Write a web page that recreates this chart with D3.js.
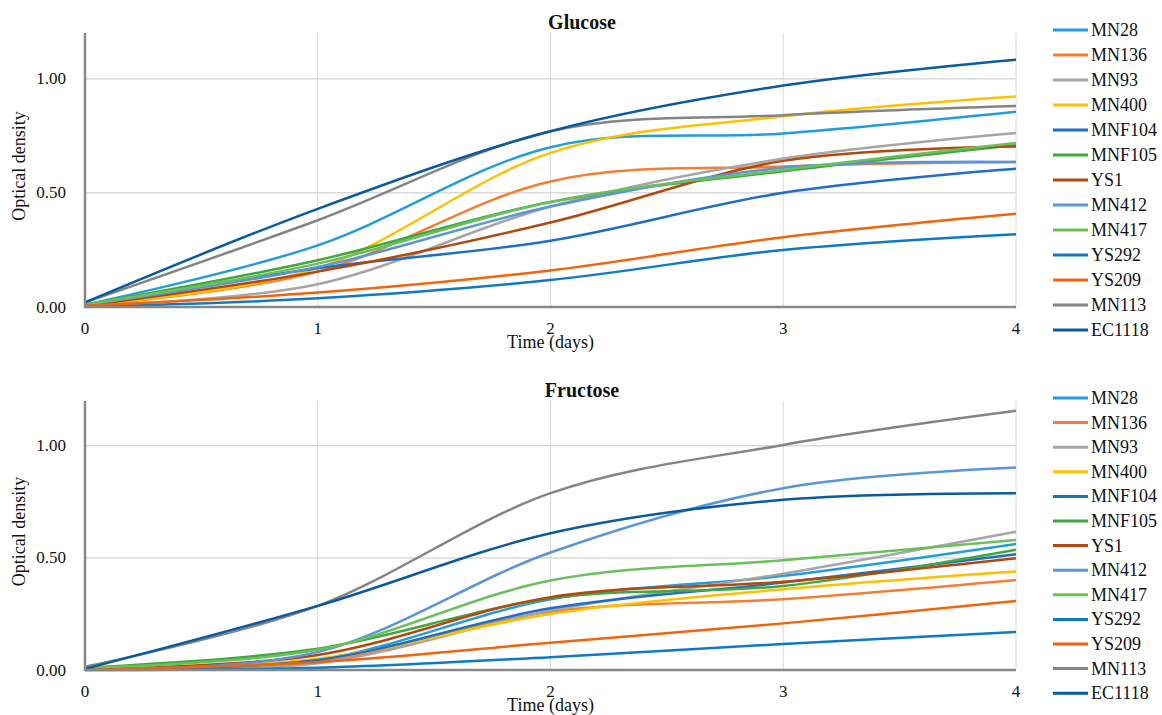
<!DOCTYPE html>
<html lang="en">
<head>
  <meta charset="utf-8">
  <title>Glucose and Fructose growth curves</title>
  <script src="https://d3js.org/d3.v7.min.js"></script>
  <style>
    body { margin: 0; background: #fff; }
    svg text { font-family: "Palatino Linotype", "Book Antiqua", Palatino, "Liberation Serif", serif; fill: #111; }
    .grid line { stroke: #d9d9d9; }
    .tick-label { font-size: 17px; }
    .axis-title { font-size: 18px; }
    .chart-title { font-size: 20px; font-weight: bold; }
    .legend text { font-size: 18px; }
  </style>
</head>
<body>
<script>
  // time points (days)
  const days = [0, 1, 2, 3, 4];
  const strains = ["MN28", "MN136", "MN93", "MN400", "MNF104", "MNF105", "YS1",
                   "MN412", "MN417", "YS292", "YS209", "MN113", "EC1118"];
  const colors = ["#229ddb", "#f57e32", "#a5a5a5", "#ffc000", "#1f6fc6", "#3fa83f", "#b5480c",
                  "#5a95d8", "#6cc05b", "#0e7ac6", "#f0640a", "#848484", "#0a5aa0"];
  const yTicks = [0, 0.5, 1.0];

  // optical density read per strain, same order as strains
  const glucoseOD = [
    [0.01, 0.27, 0.70, 0.76, 0.855],
    [0.005, 0.155, 0.55, 0.615, 0.635],
    [0.005, 0.10, 0.44, 0.65, 0.762],
    [0.01, 0.17, 0.675, 0.835, 0.922],
    [0.01, 0.17, 0.29, 0.50, 0.605],
    [0.01, 0.205, 0.46, 0.595, 0.71],
    [0.005, 0.155, 0.37, 0.64, 0.703],
    [0.01, 0.175, 0.44, 0.61, 0.635],
    [0.01, 0.19, 0.46, 0.60, 0.718],
    [0.0, 0.038, 0.118, 0.25, 0.319],
    [0.005, 0.063, 0.16, 0.305, 0.408],
    [0.02, 0.38, 0.77, 0.84, 0.88],
    [0.02, 0.43, 0.77, 0.97, 1.083]
  ];
  const fructoseOD = [
    [0.005, 0.045, 0.315, 0.42, 0.5625],
    [0.005, 0.035, 0.26, 0.316, 0.402],
    [0.005, 0.03, 0.265, 0.43, 0.617],
    [0.005, 0.05, 0.25, 0.36, 0.439],
    [0.005, 0.045, 0.275, 0.39, 0.516],
    [0.01, 0.095, 0.32, 0.375, 0.536],
    [0.005, 0.067, 0.325, 0.394, 0.499],
    [0.005, 0.08, 0.524, 0.811, 0.903],
    [0.01, 0.09, 0.399, 0.49, 0.58],
    [0.0, 0.01, 0.057, 0.116, 0.17],
    [0.0, 0.035, 0.122, 0.208, 0.308],
    [0.015, 0.286, 0.789, 1.004, 1.156],
    [0.005, 0.286, 0.61, 0.759, 0.789]
  ];

  const svg = d3.select("body").append("svg")
    .attr("width", 1162)
    .attr("height", 715);

  function drawPanel(title, values, top, bottom, legendTop, legendStep) {
    const x = d3.scaleLinear().domain([0, 4]).range([85, 1016]);
    const y = d3.scaleLinear().domain([0, 1.2]).range([bottom, top]);
    const g = svg.append("g");

    // grid
    const grid = g.append("g").attr("class", "grid");
    grid.selectAll(".vg").data(days.slice(1)).enter().append("line")
      .attr("x1", d => x(d)).attr("x2", d => x(d))
      .attr("y1", top).attr("y2", bottom)
      .attr("stroke-width", 1);
    grid.selectAll(".hg").data(yTicks.slice(1)).enter().append("line")
      .attr("x1", x(0)).attr("x2", x(4))
      .attr("y1", d => y(d)).attr("y2", d => y(d))
      .attr("stroke-width", 1.5);

    // series
    const line = d3.line()
      .x((d, i) => x(days[i]))
      .y(d => y(d))
      .curve(d3.curveCatmullRom.alpha(0));
    g.selectAll(".series").data(values).enter().append("path")
      .attr("class", "series")
      .attr("d", d => line(d))
      .attr("fill", "none")
      .attr("stroke", (d, i) => colors[i])
      .attr("stroke-width", 2.5);

    // axes lines
    g.append("line").attr("x1", x(0)).attr("x2", x(0))
      .attr("y1", top).attr("y2", bottom + 1)
      .attr("stroke", "#888").attr("stroke-width", 2.5);
    g.append("line").attr("x1", x(0)).attr("x2", x(4))
      .attr("y1", bottom).attr("y2", bottom)
      .attr("stroke", "#888").attr("stroke-width", 2.5);

    // tick labels
    g.selectAll(".ytl").data(yTicks).enter().append("text")
      .attr("class", "tick-label")
      .attr("x", 66).attr("y", d => y(d))
      .attr("text-anchor", "end").attr("dominant-baseline", "central")
      .text(d3.format(".2f"));
    g.selectAll(".xtl").data(days).enter().append("text")
      .attr("class", "tick-label")
      .attr("x", d => x(d)).attr("y", bottom + 27)
      .attr("text-anchor", "middle")
      .text(d => d);

    g.append("text").attr("class", "axis-title")
      .attr("x", x(2)).attr("y", bottom + 41)
      .attr("text-anchor", "middle")
      .text("Time (days)");
    g.append("text").attr("class", "axis-title")
      .attr("transform", `translate(25,${(top + bottom) / 2 - 4}) rotate(-90)`)
      .attr("text-anchor", "middle")
      .text("Optical density");

    g.append("text").attr("class", "chart-title")
      .attr("x", 582).attr("y", top - 4)
      .attr("text-anchor", "middle")
      .text(title);

    // legend
    const lg = g.append("g").attr("class", "legend");
    const items = lg.selectAll("g").data(strains).enter().append("g")
      .attr("transform", (d, i) => `translate(0,${legendTop + i * legendStep})`);
    items.append("line")
      .attr("x1", 1053).attr("x2", 1088)
      .attr("stroke", (d, i) => colors[i]).attr("stroke-width", 3);
    items.append("text")
      .attr("x", 1091).attr("dominant-baseline", "central")
      .text(d => d);
  }

  drawPanel("Glucose", glucoseOD, 33, 307, 30, 25);
  drawPanel("Fructose", fructoseOD, 401, 670, 398, 24.6);
</script>
</body>
</html>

|---|

**Goal of the exercise**
Reproduce the data word for word, excluding its pictures.

**Written reply**
Write a web page that recreates this chart with D3.js.
<!DOCTYPE html>
<html lang="en">
<head>
  <meta charset="utf-8">
  <title>Glucose and Fructose growth curves</title>
  <script src="https://d3js.org/d3.v7.min.js"></script>
  <style>
    body { margin: 0; background: #fff; }
    svg text { font-family: "Palatino Linotype", "Book Antiqua", Palatino, "Liberation Serif", serif; fill: #111; }
    .grid line { stroke: #d9d9d9; }
    .tick-label { font-size: 17px; }
    .axis-title { font-size: 18px; }
    .chart-title { font-size: 20px; font-weight: bold; }
    .legend text { font-size: 18px; }
  </style>
</head>
<body>
<script>
  // time points (days)
  const days = [0, 1, 2, 3, 4];
  const strains = ["MN28", "MN136", "MN93", "MN400", "MNF104", "MNF105", "YS1",
                   "MN412", "MN417", "YS292", "YS209", "MN113", "EC1118"];
  const colors = ["#229ddb", "#f57e32", "#a5a5a5", "#ffc000", "#1f6fc6", "#3fa83f", "#b5480c",
                  "#5a95d8", "#6cc05b", "#0e7ac6", "#f0640a", "#848484", "#0a5aa0"];
  const yTicks = [0, 0.5, 1.0];

  // optical density read per strain, same order as strains
  const glucoseOD = [
    [0.01, 0.27, 0.70, 0.76, 0.855],
    [0.005, 0.155, 0.55, 0.615, 0.635],
    [0.005, 0.10, 0.44, 0.65, 0.762],
    [0.01, 0.17, 0.675, 0.835, 0.922],
    [0.01, 0.17, 0.29, 0.50, 0.605],
    [0.01, 0.205, 0.46, 0.595, 0.71],
    [0.005, 0.155, 0.37, 0.64, 0.703],
    [0.01, 0.175, 0.44, 0.61, 0.635],
    [0.01, 0.19, 0.46, 0.60, 0.718],
    [0.0, 0.038, 0.118, 0.25, 0.319],
    [0.005, 0.063, 0.16, 0.305, 0.408],
    [0.02, 0.38, 0.77, 0.84, 0.88],
    [0.02, 0.43, 0.77, 0.97, 1.083]
  ];
  const fructoseOD = [
    [0.005, 0.045, 0.315, 0.42, 0.5625],
    [0.005, 0.035, 0.26, 0.316, 0.402],
    [0.005, 0.03, 0.265, 0.43, 0.617],
    [0.005, 0.05, 0.25, 0.36, 0.439],
    [0.005, 0.045, 0.275, 0.39, 0.516],
    [0.01, 0.095, 0.32, 0.375, 0.536],
    [0.005, 0.067, 0.325, 0.394, 0.499],
    [0.005, 0.08, 0.524, 0.811, 0.903],
    [0.01, 0.09, 0.399, 0.49, 0.58],
    [0.0, 0.01, 0.057, 0.116, 0.17],
    [0.0, 0.035, 0.122, 0.208, 0.308],
    [0.015, 0.286, 0.789, 1.004, 1.156],
    [0.005, 0.286, 0.61, 0.759, 0.789]
  ];

  const svg = d3.select("body").append("svg")
    .attr("width", 1162)
    .attr("height", 715);

  function drawPanel(title, values, top, bottom, legendTop, legendStep) {
    const x = d3.scaleLinear().domain([0, 4]).range([85, 1016]);
    const y = d3.scaleLinear().domain([0, 1.2]).range([bottom, top]);
    const g = svg.append("g");

    // grid
    const grid = g.append("g").attr("class", "grid");
    grid.selectAll(".vg").data(days.slice(1)).enter().append("line")
      .attr("x1", d => x(d)).attr("x2", d => x(d))
      .attr("y1", top).attr("y2", bottom)
      .attr("stroke-width", 1);
    grid.selectAll(".hg").data(yTicks.slice(1)).enter().append("line")
      .attr("x1", x(0)).attr("x2", x(4))
      .attr("y1", d => y(d)).attr("y2", d => y(d))
      .attr("stroke-width", 1.5);

    // series
    const line = d3.line()
      .x((d, i) => x(days[i]))
      .y(d => y(d))
      .curve(d3.curveCatmullRom.alpha(0));
    g.selectAll(".series").data(values).enter().append("path")
      .attr("class", "series")
      .attr("d", d => line(d))
      .attr("fill", "none")
      .attr("stroke", (d, i) => colors[i])
      .attr("stroke-width", 2.5);

    // axes lines
    g.append("line").attr("x1", x(0)).attr("x2", x(0))
      .attr("y1", top).attr("y2", bottom + 1)
      .attr("stroke", "#888").attr("stroke-width", 2.5);
    g.append("line").attr("x1", x(0)).attr("x2", x(4))
      .attr("y1", bottom).attr("y2", bottom)
      .attr("stroke", "#888").attr("stroke-width", 2.5);

    // tick labels
    g.selectAll(".ytl").data(yTicks).enter().append("text")
      .attr("class", "tick-label")
      .attr("x", 66).attr("y", d => y(d))
      .attr("text-anchor", "end").attr("dominant-baseline", "central")
      .text(d3.format(".2f"));
    g.selectAll(".xtl").data(days).enter().append("text")
      .attr("class", "tick-label")
      .attr("x", d => x(d)).attr("y", bottom + 27)
      .attr("text-anchor", "middle")
      .text(d => d);

    g.append("text").attr("class", "axis-title")
      .attr("x", x(2)).attr("y", bottom + 41)
      .attr("text-anchor", "middle")
      .text("Time (days)");
    g.append("text").attr("class", "axis-title")
      .attr("transform", `translate(25,${(top + bottom) / 2 - 4}) rotate(-90)`)
      .attr("text-anchor", "middle")
      .text("Optical density");

    g.append("text").attr("class", "chart-title")
      .attr("x", 582).attr("y", top - 4)
      .attr("text-anchor", "middle")
      .text(title);

    // legend
    const lg = g.append("g").attr("class", "legend");
    const items = lg.selectAll("g").data(strains).enter().append("g")
      .attr("transform", (d, i) => `translate(0,${legendTop + i * legendStep})`);
    items.append("line")
      .attr("x1", 1053).attr("x2", 1088)
      .attr("stroke", (d, i) => colors[i]).attr("stroke-width", 3);
    items.append("text")
      .attr("x", 1091).attr("dominant-baseline", "central")
      .text(d => d);
  }

  drawPanel("Glucose", glucoseOD, 33, 307, 30, 25);
  drawPanel("Fructose", fructoseOD, 401, 670, 398, 24.6);
</script>
</body>
</html>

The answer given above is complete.